> _BRIEF_
Restate each line word for word. Leave out every picture.

Figure scripts:

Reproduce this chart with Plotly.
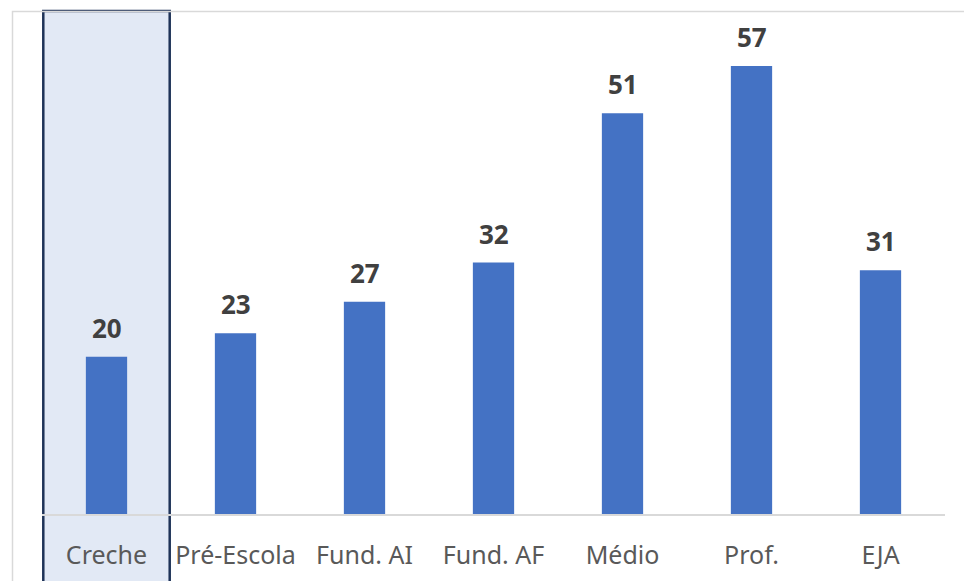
import plotly.graph_objects as go

# Categories and values
categories = ["Creche", "Pré-Escola", "Fund. AI", "Fund. AF", "Médio", "Prof.", "EJA"]
values = [20, 23, 27, 32, 51, 57, 31]
highlighted = "Creche"

W, H = 964, 581
L, R, T, B = 42, 19, 11, 67
plot_w = W - L - R
plot_h = H - T - B


def px_to_paper_x(px):
    return (px - L) / plot_w


def px_to_paper_y(py):
    return (H - B - py) / plot_h


fig = go.Figure()

fig.add_trace(go.Bar(
    x=categories,
    y=values,
    marker=dict(color="#4472C4", line=dict(width=0)),
    width=0.32,
    hoverinfo="x+y",
))

# Value labels above each bar
for cat, v in zip(categories, values):
    fig.add_annotation(
        x=cat, y=v, text=f"<b>{v}</b>", showarrow=False,
        yanchor="bottom", yshift=9,
        font=dict(family="Noto Sans", size=26, color="#404040"),
    )

# Highlight box around the selected category
idx = categories.index(highlighted)
fig.add_shape(
    type="rect", xref="x", yref="paper",
    x0=idx - 0.49, x1=idx + 0.49,
    y0=px_to_paper_y(H + 20), y1=1.0,
    fillcolor="#E2E9F5",
    line=dict(color="#1F3358", width=2.5),
    layer="below",
)

# Outer chart border (light gray)
fig.add_shape(
    type="rect", xref="paper", yref="paper",
    x0=px_to_paper_x(12.5), x1=px_to_paper_x(W + 20),
    y0=px_to_paper_y(H + 20), y1=px_to_paper_y(11.5),
    line=dict(color="#D9D9D9", width=1.5),
    fillcolor="rgba(0,0,0,0)",
    layer="below",
)

fig.update_layout(
    width=W, height=H,
    margin=dict(l=L, r=R, t=T, b=B),
    paper_bgcolor="white",
    plot_bgcolor="rgba(0,0,0,0)",
    showlegend=False,
    xaxis=dict(
        type="category",
        range=[-0.5, len(categories) - 0.5],
        showgrid=False,
        showline=True, linecolor="#D9D9D9", linewidth=1.5,
        ticks="",
        ticklabelstandoff=18,
        tickfont=dict(family="Noto Sans", size=25, color="#595959"),
        fixedrange=True,
    ),
    yaxis=dict(
        range=[0, 64],
        visible=False,
        fixedrange=True,
    ),
)

fig.write_html("out.html")
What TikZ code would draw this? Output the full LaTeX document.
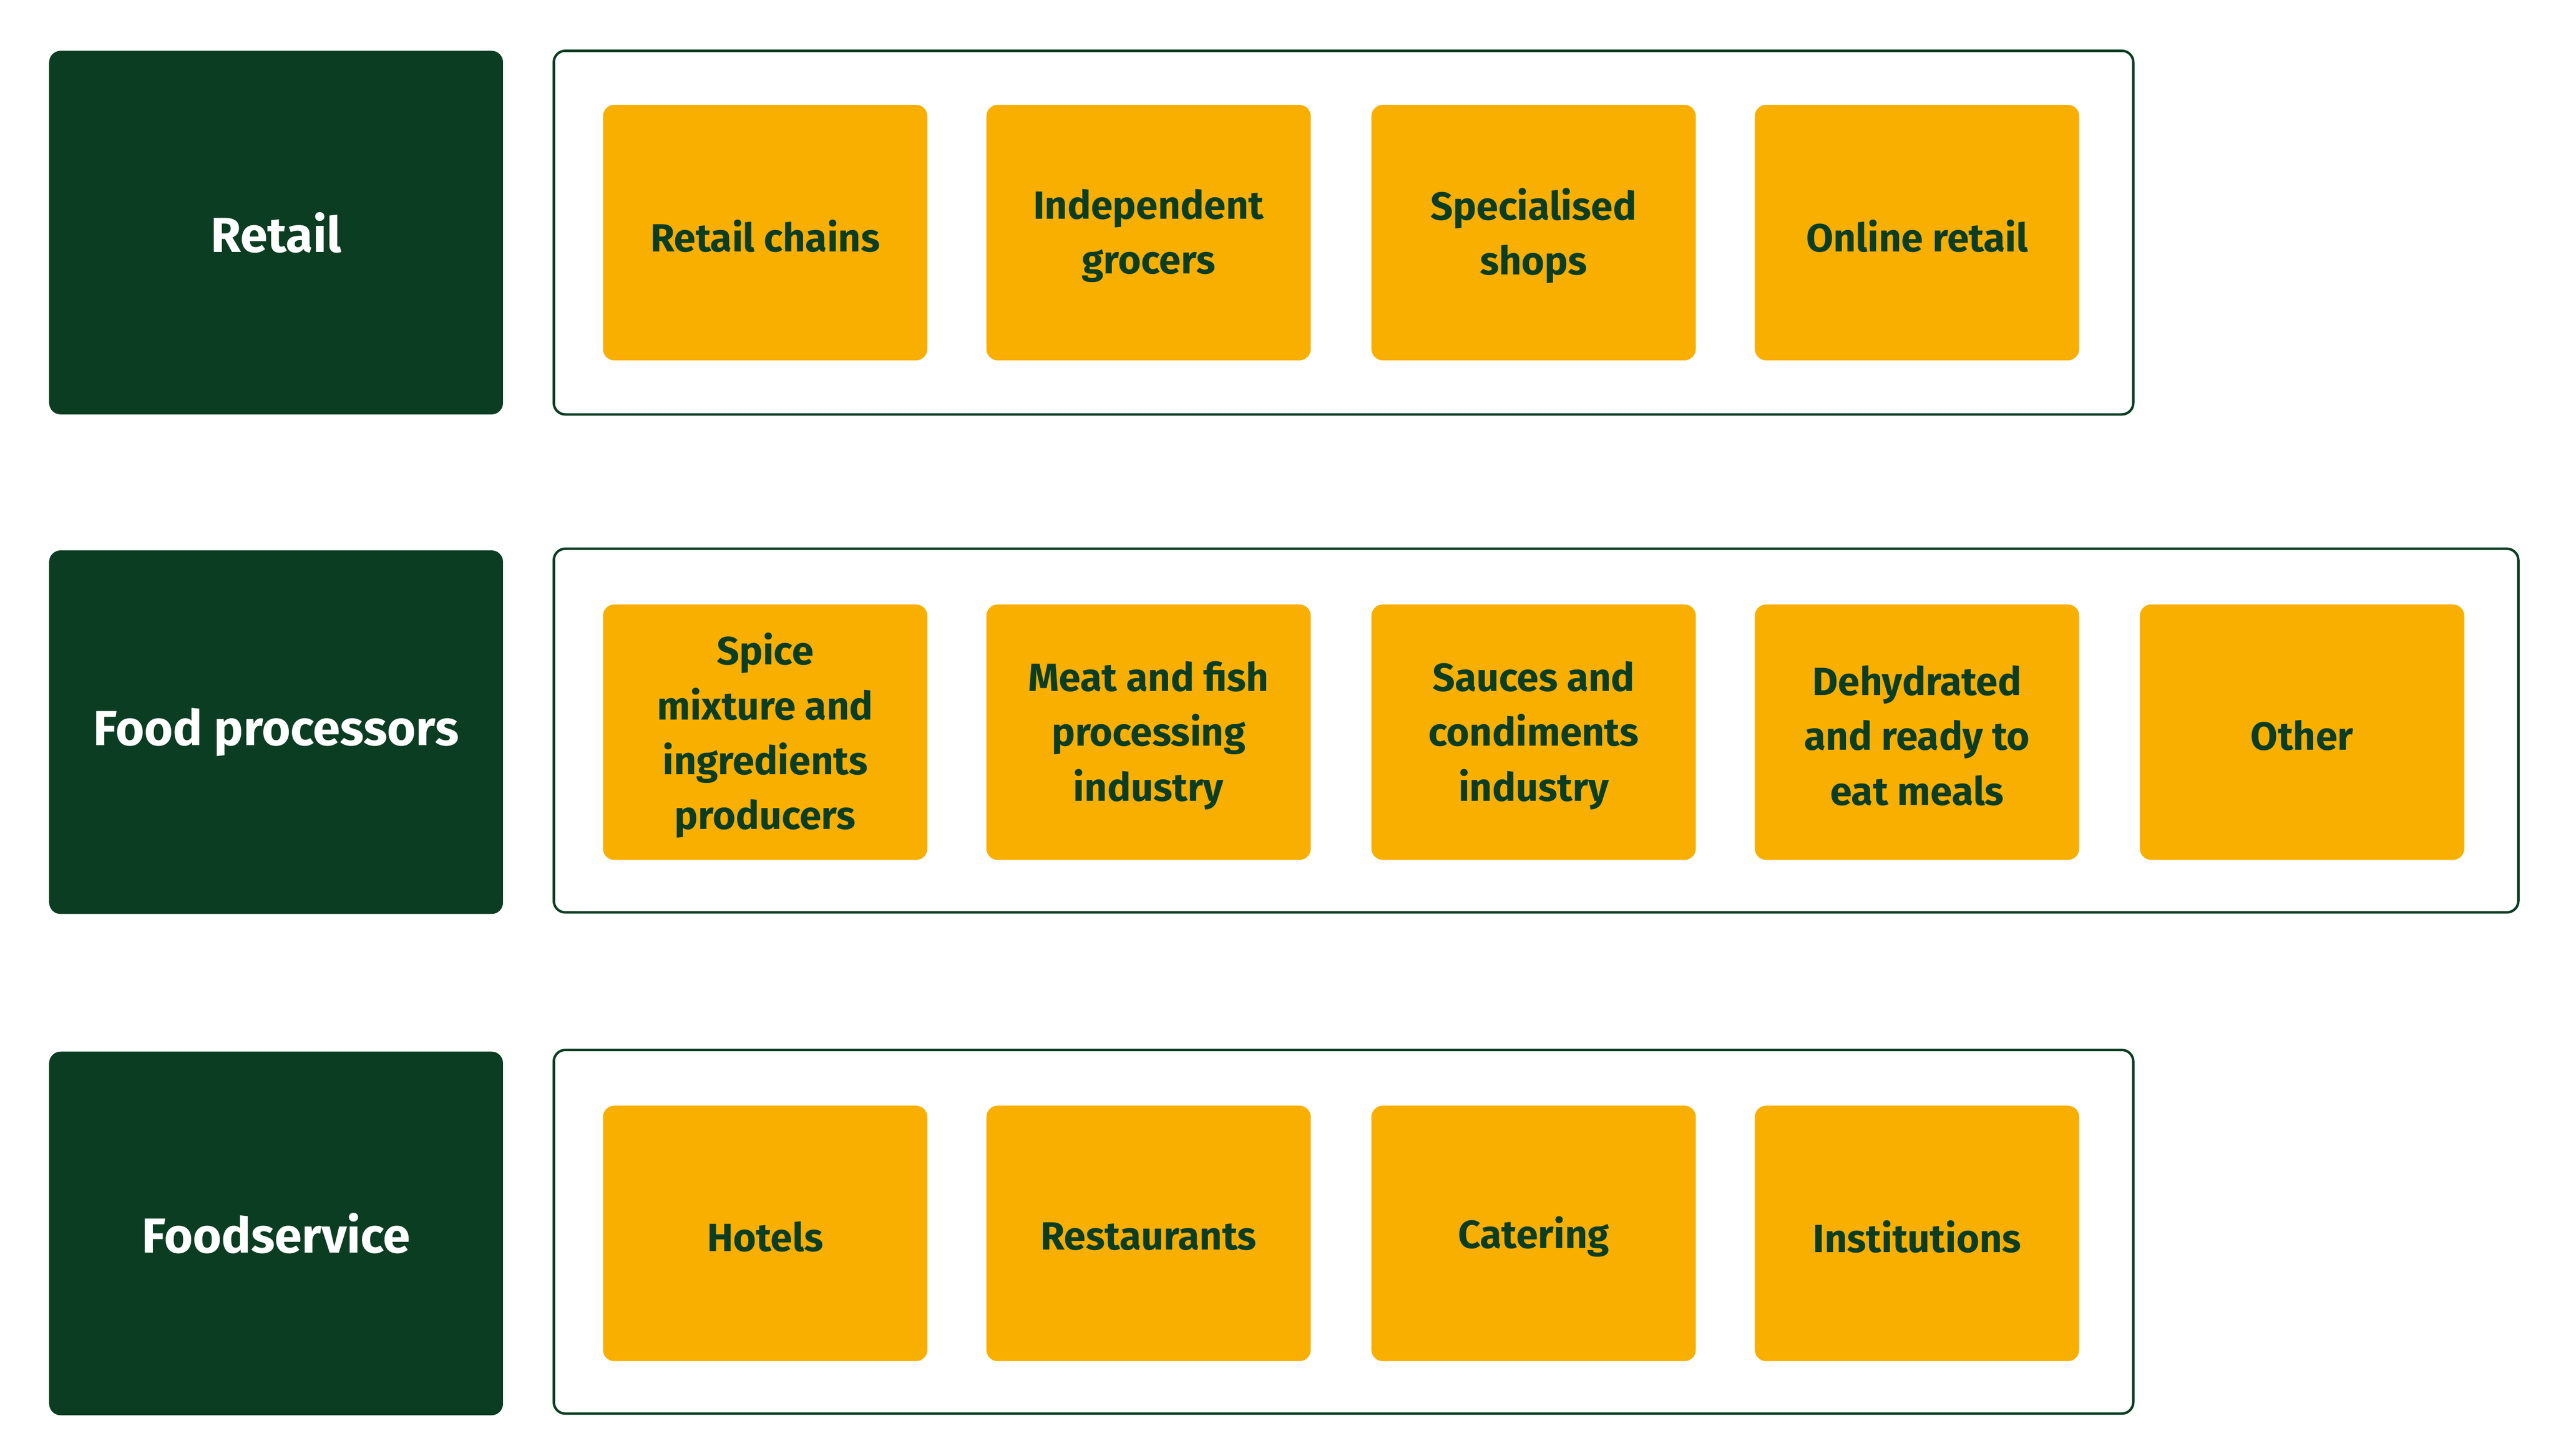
\documentclass[tikz,border=0pt]{standalone}
\usepackage{fontspec}
\setmainfont{Fira Sans}
\definecolor{dg}{HTML}{0B3D22}
\definecolor{og}{HTML}{F8AF00}
\begin{document}
\begin{tikzpicture}[x=1pt,y=-1pt,
 cat/.style={fill=dg,rounded corners=7pt,text=white,font=\fontsize{30}{36}\selectfont\bfseries,align=center},
 frame/.style={draw=dg,line width=1.5pt,rounded corners=7pt},
 item/.style={fill=og,rounded corners=7pt,text=dg,font=\fontsize{24}{33.5}\selectfont\bfseries,align=center}]
\useasboundingbox[fill=white] (0,0) rectangle (1560,888.6);
\def\cat#1#2#3{\fill[dg,rounded corners=7pt] (30,#1) rectangle (307,#1+222);
 \node[cat] (#3) at (168.5,#1+111) {#2};}
\cat{31}{Retail}{c1}
\cat{336}{Food processors}{c2}
\cat{642}{Foodservice}{c3}
\draw[frame] (338,31) rectangle (1302,253);
\draw[frame] (338,335) rectangle (1537,557);
\draw[frame] (338,641) rectangle (1302,863);
\def\it#1#2#3#4{\fill[og,rounded corners=7pt] (#1,#2) rectangle (#1+198,#2+156);
 \node[item] (#4) at (#1+99,#2+80) {#3};}
\it{368}{64}{Retail chains}{a1}
\it{602}{64}{Independent\\grocers}{a2}
\it{837}{64}{Specialised\\shops}{a3}
\it{1071}{64}{Online retail}{a4}
\it{368}{369}{Spice\\mixture and\\ingredients\\producers}{b1}
\it{602}{369}{Meat and fish\\processing\\industry}{b2}
\it{837}{369}{Sauces and\\condiments\\industry}{b3}
\it{1071}{369}{Dehydrated\\and ready to\\eat meals}{b4}
\it{1306}{369}{Other}{b5}
\it{368}{675}{Hotels}{d1}
\it{602}{675}{Restaurants}{d2}
\it{837}{675}{Catering}{d3}
\it{1071}{675}{Institutions}{d4}
\end{tikzpicture}
\end{document}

> _TASK ANSWER_
Reproduce this chart with Plotly.
import plotly.graph_objects as go

# Categories and values
categories = ["Creche", "Pré-Escola", "Fund. AI", "Fund. AF", "Médio", "Prof.", "EJA"]
values = [20, 23, 27, 32, 51, 57, 31]
highlighted = "Creche"

W, H = 964, 581
L, R, T, B = 42, 19, 11, 67
plot_w = W - L - R
plot_h = H - T - B


def px_to_paper_x(px):
    return (px - L) / plot_w


def px_to_paper_y(py):
    return (H - B - py) / plot_h


fig = go.Figure()

fig.add_trace(go.Bar(
    x=categories,
    y=values,
    marker=dict(color="#4472C4", line=dict(width=0)),
    width=0.32,
    hoverinfo="x+y",
))

# Value labels above each bar
for cat, v in zip(categories, values):
    fig.add_annotation(
        x=cat, y=v, text=f"<b>{v}</b>", showarrow=False,
        yanchor="bottom", yshift=9,
        font=dict(family="Noto Sans", size=26, color="#404040"),
    )

# Highlight box around the selected category
idx = categories.index(highlighted)
fig.add_shape(
    type="rect", xref="x", yref="paper",
    x0=idx - 0.49, x1=idx + 0.49,
    y0=px_to_paper_y(H + 20), y1=1.0,
    fillcolor="#E2E9F5",
    line=dict(color="#1F3358", width=2.5),
    layer="below",
)

# Outer chart border (light gray)
fig.add_shape(
    type="rect", xref="paper", yref="paper",
    x0=px_to_paper_x(12.5), x1=px_to_paper_x(W + 20),
    y0=px_to_paper_y(H + 20), y1=px_to_paper_y(11.5),
    line=dict(color="#D9D9D9", width=1.5),
    fillcolor="rgba(0,0,0,0)",
    layer="below",
)

fig.update_layout(
    width=W, height=H,
    margin=dict(l=L, r=R, t=T, b=B),
    paper_bgcolor="white",
    plot_bgcolor="rgba(0,0,0,0)",
    showlegend=False,
    xaxis=dict(
        type="category",
        range=[-0.5, len(categories) - 0.5],
        showgrid=False,
        showline=True, linecolor="#D9D9D9", linewidth=1.5,
        ticks="",
        ticklabelstandoff=18,
        tickfont=dict(family="Noto Sans", size=25, color="#595959"),
        fixedrange=True,
    ),
    yaxis=dict(
        range=[0, 64],
        visible=False,
        fixedrange=True,
    ),
)

fig.write_html("out.html")
What TikZ code would draw this? Output the full LaTeX document.
\documentclass[tikz,border=0pt]{standalone}
\usepackage{fontspec}
\setmainfont{Fira Sans}
\definecolor{dg}{HTML}{0B3D22}
\definecolor{og}{HTML}{F8AF00}
\begin{document}
\begin{tikzpicture}[x=1pt,y=-1pt,
 cat/.style={fill=dg,rounded corners=7pt,text=white,font=\fontsize{30}{36}\selectfont\bfseries,align=center},
 frame/.style={draw=dg,line width=1.5pt,rounded corners=7pt},
 item/.style={fill=og,rounded corners=7pt,text=dg,font=\fontsize{24}{33.5}\selectfont\bfseries,align=center}]
\useasboundingbox[fill=white] (0,0) rectangle (1560,888.6);
\def\cat#1#2#3{\fill[dg,rounded corners=7pt] (30,#1) rectangle (307,#1+222);
 \node[cat] (#3) at (168.5,#1+111) {#2};}
\cat{31}{Retail}{c1}
\cat{336}{Food processors}{c2}
\cat{642}{Foodservice}{c3}
\draw[frame] (338,31) rectangle (1302,253);
\draw[frame] (338,335) rectangle (1537,557);
\draw[frame] (338,641) rectangle (1302,863);
\def\it#1#2#3#4{\fill[og,rounded corners=7pt] (#1,#2) rectangle (#1+198,#2+156);
 \node[item] (#4) at (#1+99,#2+80) {#3};}
\it{368}{64}{Retail chains}{a1}
\it{602}{64}{Independent\\grocers}{a2}
\it{837}{64}{Specialised\\shops}{a3}
\it{1071}{64}{Online retail}{a4}
\it{368}{369}{Spice\\mixture and\\ingredients\\producers}{b1}
\it{602}{369}{Meat and fish\\processing\\industry}{b2}
\it{837}{369}{Sauces and\\condiments\\industry}{b3}
\it{1071}{369}{Dehydrated\\and ready to\\eat meals}{b4}
\it{1306}{369}{Other}{b5}
\it{368}{675}{Hotels}{d1}
\it{602}{675}{Restaurants}{d2}
\it{837}{675}{Catering}{d3}
\it{1071}{675}{Institutions}{d4}
\end{tikzpicture}
\end{document}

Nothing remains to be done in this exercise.